### SET EXERCISE
Skipping all pictures, set down the lines of the listing from the first through the one with "(0,0) rectangle (1568,708);".

### COLLECTED MATERIAL

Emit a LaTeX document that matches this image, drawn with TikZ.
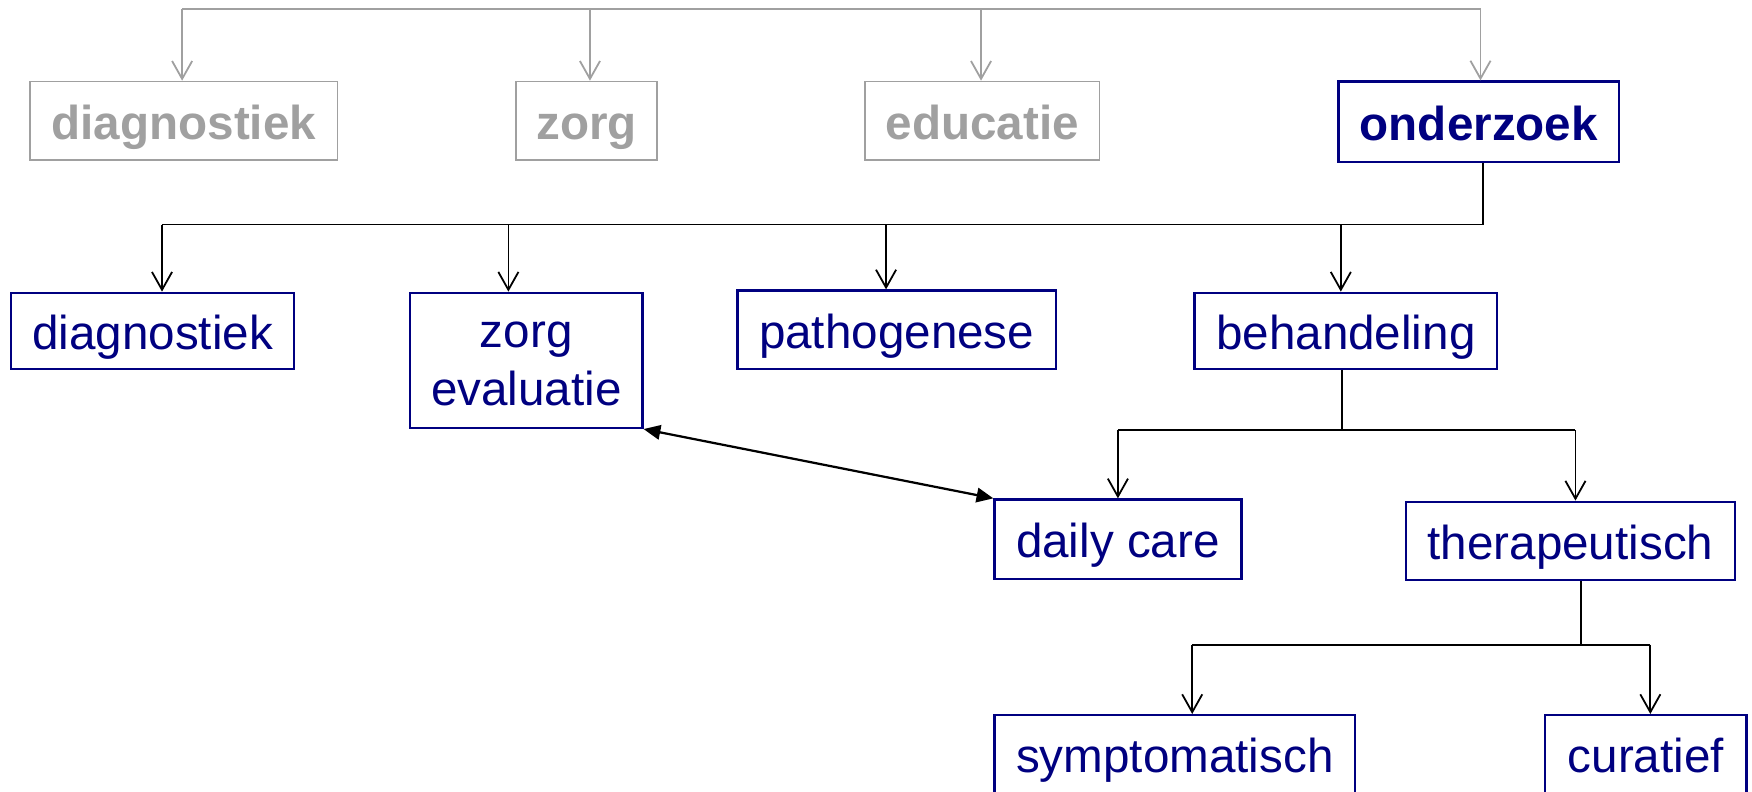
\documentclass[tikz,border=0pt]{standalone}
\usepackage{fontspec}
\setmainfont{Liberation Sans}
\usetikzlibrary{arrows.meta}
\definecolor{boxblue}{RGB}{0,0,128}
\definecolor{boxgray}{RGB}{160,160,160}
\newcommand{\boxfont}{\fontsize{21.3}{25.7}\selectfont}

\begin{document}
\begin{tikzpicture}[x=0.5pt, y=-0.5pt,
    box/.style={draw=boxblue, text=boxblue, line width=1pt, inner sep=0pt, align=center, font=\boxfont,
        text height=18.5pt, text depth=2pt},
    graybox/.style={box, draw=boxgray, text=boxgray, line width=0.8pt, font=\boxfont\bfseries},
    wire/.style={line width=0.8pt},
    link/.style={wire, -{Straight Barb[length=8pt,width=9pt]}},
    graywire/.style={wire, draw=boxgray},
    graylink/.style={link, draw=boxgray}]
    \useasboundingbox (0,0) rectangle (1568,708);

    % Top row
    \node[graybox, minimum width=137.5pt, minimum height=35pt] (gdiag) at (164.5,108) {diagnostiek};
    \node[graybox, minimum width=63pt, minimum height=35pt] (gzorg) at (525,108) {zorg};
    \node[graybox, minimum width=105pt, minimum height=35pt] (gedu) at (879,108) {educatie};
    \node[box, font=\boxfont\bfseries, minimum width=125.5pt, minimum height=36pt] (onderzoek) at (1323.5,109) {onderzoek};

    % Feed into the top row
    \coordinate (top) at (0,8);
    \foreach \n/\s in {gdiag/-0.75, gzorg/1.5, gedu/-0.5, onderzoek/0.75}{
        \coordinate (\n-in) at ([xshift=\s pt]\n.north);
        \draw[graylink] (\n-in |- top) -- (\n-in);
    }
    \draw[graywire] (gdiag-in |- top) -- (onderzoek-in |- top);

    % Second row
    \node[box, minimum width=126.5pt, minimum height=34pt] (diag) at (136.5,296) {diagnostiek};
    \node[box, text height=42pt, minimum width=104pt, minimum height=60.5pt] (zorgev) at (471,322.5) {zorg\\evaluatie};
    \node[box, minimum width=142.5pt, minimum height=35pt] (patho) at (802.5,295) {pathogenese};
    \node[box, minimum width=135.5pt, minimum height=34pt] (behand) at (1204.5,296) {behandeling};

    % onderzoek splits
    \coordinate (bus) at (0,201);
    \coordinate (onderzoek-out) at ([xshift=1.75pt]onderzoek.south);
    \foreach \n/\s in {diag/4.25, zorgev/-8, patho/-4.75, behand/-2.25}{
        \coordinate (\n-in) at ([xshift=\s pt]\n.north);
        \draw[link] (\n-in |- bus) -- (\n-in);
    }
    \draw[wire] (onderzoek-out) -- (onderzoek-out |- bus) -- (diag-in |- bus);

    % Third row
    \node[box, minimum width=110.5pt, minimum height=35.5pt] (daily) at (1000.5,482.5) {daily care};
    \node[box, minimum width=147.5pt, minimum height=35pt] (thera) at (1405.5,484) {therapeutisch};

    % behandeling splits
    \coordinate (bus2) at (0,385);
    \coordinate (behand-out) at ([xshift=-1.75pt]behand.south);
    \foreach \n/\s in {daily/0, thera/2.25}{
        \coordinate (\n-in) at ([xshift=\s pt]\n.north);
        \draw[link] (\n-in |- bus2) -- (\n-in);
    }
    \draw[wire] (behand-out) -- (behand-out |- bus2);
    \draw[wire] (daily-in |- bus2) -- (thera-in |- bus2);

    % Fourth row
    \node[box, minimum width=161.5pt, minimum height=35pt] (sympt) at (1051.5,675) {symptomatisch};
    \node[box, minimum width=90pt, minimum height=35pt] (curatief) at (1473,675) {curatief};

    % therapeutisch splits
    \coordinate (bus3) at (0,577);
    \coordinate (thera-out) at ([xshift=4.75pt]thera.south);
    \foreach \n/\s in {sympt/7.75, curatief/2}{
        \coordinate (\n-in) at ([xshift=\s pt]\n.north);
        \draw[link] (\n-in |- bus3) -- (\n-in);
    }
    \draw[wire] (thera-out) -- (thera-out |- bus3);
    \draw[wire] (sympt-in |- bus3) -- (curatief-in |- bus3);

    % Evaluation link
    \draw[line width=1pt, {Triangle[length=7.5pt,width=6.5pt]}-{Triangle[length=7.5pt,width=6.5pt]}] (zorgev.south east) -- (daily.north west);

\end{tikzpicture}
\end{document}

### EXERCISE OUTPUT
Emit a LaTeX document that matches this image, drawn with TikZ.
\documentclass[tikz,border=0pt]{standalone}
\usepackage{fontspec}
\setmainfont{Liberation Sans}
\usetikzlibrary{arrows.meta}
\definecolor{boxblue}{RGB}{0,0,128}
\definecolor{boxgray}{RGB}{160,160,160}
\newcommand{\boxfont}{\fontsize{21.3}{25.7}\selectfont}

\begin{document}
\begin{tikzpicture}[x=0.5pt, y=-0.5pt,
    box/.style={draw=boxblue, text=boxblue, line width=1pt, inner sep=0pt, align=center, font=\boxfont,
        text height=18.5pt, text depth=2pt},
    graybox/.style={box, draw=boxgray, text=boxgray, line width=0.8pt, font=\boxfont\bfseries},
    wire/.style={line width=0.8pt},
    link/.style={wire, -{Straight Barb[length=8pt,width=9pt]}},
    graywire/.style={wire, draw=boxgray},
    graylink/.style={link, draw=boxgray}]
    \useasboundingbox (0,0) rectangle (1568,708);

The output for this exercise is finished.